ロシアではこの問題の解決策が考案された。「時間祖父母」では、老人に子どもの面倒を見てもらうサービスを提供している。老人は子どもを学校から連れてきて、宿題を手伝い、さまざまなことを語って聞かせる。この事業はモスクワ市とモスクワ州で実施されているが、すでに「戦略イニシアチブ局」、「インターネット・イニシアチブ発展基金」などの機関から支援を受けている。
 
「時間祖父母」の共同創業者ナタリア・リンコワ氏はこう話す。「バルセロナで博士号の取得を目指していた時に、これを思いついた。仕事と世代間交流が高齢者の認知機能にどのような影響をおよぼすのかを研究していた。自分たちが誰かの役に立って、まだ貢献できると感じることはとても重要。
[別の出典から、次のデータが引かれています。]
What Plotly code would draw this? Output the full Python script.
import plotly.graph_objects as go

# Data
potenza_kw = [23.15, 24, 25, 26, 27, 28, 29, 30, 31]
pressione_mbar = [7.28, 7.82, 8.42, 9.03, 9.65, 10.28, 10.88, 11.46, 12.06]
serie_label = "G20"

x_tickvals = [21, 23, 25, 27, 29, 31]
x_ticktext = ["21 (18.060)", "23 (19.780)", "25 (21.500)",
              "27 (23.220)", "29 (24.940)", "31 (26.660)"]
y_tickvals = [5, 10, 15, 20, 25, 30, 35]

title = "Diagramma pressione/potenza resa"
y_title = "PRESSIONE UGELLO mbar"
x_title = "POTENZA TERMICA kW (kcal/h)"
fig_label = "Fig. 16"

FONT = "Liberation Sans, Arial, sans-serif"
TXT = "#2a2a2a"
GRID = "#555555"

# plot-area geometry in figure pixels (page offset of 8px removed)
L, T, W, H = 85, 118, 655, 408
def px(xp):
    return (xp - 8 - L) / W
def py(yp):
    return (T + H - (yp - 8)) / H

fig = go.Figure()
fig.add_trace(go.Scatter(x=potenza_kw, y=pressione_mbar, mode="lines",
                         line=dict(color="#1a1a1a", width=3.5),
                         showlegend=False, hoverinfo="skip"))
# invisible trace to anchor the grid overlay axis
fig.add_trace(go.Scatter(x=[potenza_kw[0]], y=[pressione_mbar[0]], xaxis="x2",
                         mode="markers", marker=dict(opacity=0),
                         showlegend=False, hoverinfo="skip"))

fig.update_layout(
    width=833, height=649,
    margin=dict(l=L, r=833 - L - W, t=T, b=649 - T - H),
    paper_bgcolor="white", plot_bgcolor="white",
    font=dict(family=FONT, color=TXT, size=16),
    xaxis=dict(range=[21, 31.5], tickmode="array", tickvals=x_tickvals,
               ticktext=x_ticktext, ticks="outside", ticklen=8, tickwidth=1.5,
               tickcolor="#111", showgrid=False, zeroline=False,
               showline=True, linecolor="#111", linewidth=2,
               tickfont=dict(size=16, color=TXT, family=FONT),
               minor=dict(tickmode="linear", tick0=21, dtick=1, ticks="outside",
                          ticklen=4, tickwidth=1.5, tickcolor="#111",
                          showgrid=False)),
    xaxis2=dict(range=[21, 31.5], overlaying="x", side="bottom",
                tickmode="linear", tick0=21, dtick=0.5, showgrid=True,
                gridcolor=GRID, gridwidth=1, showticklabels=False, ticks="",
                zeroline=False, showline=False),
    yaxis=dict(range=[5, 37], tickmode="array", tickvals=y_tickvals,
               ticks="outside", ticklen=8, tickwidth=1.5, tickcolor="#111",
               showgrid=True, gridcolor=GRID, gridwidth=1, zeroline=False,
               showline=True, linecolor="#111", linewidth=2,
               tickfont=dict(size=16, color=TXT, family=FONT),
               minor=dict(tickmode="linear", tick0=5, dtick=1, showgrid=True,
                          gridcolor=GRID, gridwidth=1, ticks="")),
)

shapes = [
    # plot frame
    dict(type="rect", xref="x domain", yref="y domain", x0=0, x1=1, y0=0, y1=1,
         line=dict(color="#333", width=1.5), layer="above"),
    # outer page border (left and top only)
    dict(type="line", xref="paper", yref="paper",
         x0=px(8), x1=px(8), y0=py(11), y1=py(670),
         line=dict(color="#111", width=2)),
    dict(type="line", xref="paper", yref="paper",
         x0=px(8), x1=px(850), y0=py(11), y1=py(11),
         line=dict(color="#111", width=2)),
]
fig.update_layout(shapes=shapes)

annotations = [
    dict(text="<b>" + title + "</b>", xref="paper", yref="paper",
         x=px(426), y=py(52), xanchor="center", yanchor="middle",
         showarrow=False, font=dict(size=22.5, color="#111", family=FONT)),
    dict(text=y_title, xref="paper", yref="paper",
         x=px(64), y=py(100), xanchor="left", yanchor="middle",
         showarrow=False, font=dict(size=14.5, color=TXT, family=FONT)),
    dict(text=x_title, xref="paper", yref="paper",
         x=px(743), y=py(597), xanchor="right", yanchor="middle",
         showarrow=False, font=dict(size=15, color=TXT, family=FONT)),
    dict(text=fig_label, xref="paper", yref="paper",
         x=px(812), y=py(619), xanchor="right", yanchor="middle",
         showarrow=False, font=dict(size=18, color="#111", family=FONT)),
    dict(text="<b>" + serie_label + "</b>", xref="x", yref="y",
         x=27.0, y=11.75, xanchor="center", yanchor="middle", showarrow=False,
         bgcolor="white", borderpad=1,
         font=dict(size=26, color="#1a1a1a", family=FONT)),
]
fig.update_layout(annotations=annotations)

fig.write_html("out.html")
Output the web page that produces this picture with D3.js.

収入もね」
 
◆ ウィン・ウィンの取り組み
 
これはウィン・ウィンの取り組みである。親は子育ての悩みを軽減できるし、老人は人生に新たな意味を見いだして収入も得ることができる。平均料金は1時間250ルーブル(約480円)。最低依頼時間は3時間。現在、モスクワおよびその郊外に1500人以上の「祖父母」がいる。リンコワ氏によれば、「祖父母」の多くはモスクワの知識層だという。27%が学術資格の保有者で、70%以上が高等教育を受けており、中には複数の学部を卒業している人、優れた職歴のある人もいる。
 
預ける親の感想を読む限り、とても喜んでいるようだ。「うちのリュドミラおばあちゃんはとってもエネルギッシュ。イエメンとモザンビークにいた時のことを子どもに話したり、博物館に一緒に行ったり。子どもたちは大興奮してる」とある親は書いている。
 
「タチアナおばあちゃんのおかげで、息子が読書好きになった。一緒に本を読んで、詩までいくつか覚えた」と別の親は書いている。
 
45歳以上を対象とした学校も設けており、子どもやその親との交流の仕方、問題が起きた時の対応、応急手当、屋外の安全対策、子どもの楽しませ方などを教えている。プログラムは2日間。価格は5500ルーブル(約1万500円)。仕事をすることを保証しなければならない。登録後に学ぶ場合は、価格が2000ルーブル(約3500円)と安くなる。無料の場合もある。
 
介護のプログラムもある。子ども以外にも、高齢者や寝たきりの患者の世話を常時するサービスを行っている。
 
◆ 世代間をつなぐ
 
「これらのサービス以外にも、インスタおばあちゃんコースで世代をつなげようとしている。若い女の子がお年寄りの女性に、インスタグラム(画像投稿サイト)や他のデート・サービスを含むオンライン・ツールの使い方を教える。当校では2人の女性が、この交流をして、ヨーロッパに愛を見つけた。若い人とおばあちゃん、おじいちゃんがいろいろと教え合っている」とリンコワ氏。
 
この事業と類似したプロジェクトは、ロシアの地方でもすでに行われている。2012年、バイカル慈善基金は、ブリヤート共和国社会保障課と協力して、プロジェクトを始めた。その後、イヴァノヴォ、ニジニ・ノヴゴロド、オリョル、ウラジーミルなどでも地元の社会保障プログラムの一環として導入され、無料でサービスが行われた。モスクワでは、行政府の支援は受けていない。
 
リンコワさんは、このような社会保障プログラムが長期続くとは考えていない。「この取り組みはボランティア。老人、特に優秀な職業の履歴や学術のスキルのある人にとって、これはフェアじゃない。無償の仕事には絶対反対。少なくとも何らかの報酬が努力に対して支払われるべき」とリンコワ氏。